Do Diffusion Models Learn Semantically Meaningful and Efficient Representations?

Diffusion models are capable of impressive feats of image generation with uncommon juxtapositions such as astronauts riding horses on the moon with properly placed shadows. These outputs indicate the ability to perform compositional generalization, but the vast size of training datasets makes it difficult to quantitatively probe how well these models do so and whether they learn internal representations that maximally leverage the compositional structure of their inputs. Here, we consider a highly reduced setting to examine whether diffusion models learn semantically meaningful and fully factorized representations of composable features. We perform controlled experiments on conditional DDPMs learning to generate 2D spherical Gaussian bumps centered at specified $x$- and $y$-positions. Our results show that the emergence of semantically meaningful latent representations is key to achieving high performance.
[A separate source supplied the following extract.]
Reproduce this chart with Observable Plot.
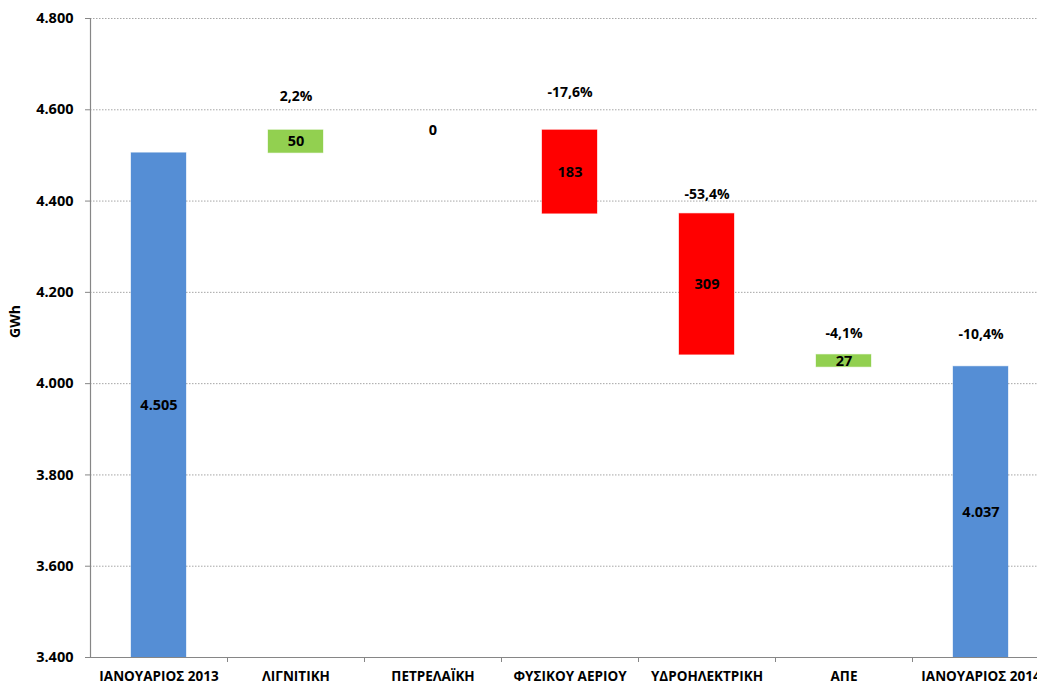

En route to successful performance over learning, the model traverses three distinct phases of latent representations:(phase A) no latent structure, (phase B) a 2D manifold of disordered states, and (phase C) a 2D ordered manifold. Corresponding to each of these phases, we identify qualitatively different generation behavior, with distinct generation modes: 1) multiple bumps are generated, 2) one bump is generated but at inaccurate $x$ and $y$ locations, 3) a bump is generated at the correct $x$ and y location. Furthermore, we show that even under imbalanced datasets where features ($x$- versus $y$-positions) are represented with skewed frequencies, the learning process for $x$ and $y$ is coupled rather than factorized, demonstrating that simple vanilla-flavored diffusion models cannot learn efficient representations in which localization in $x$ and $y$ are factorized into separate 1D tasks. These findings suggest the need for future work to find inductive biases that will push generative models to discover and exploit factorizable independent structures in their inputs, which will be required to vault these models into more data-efficient regimes.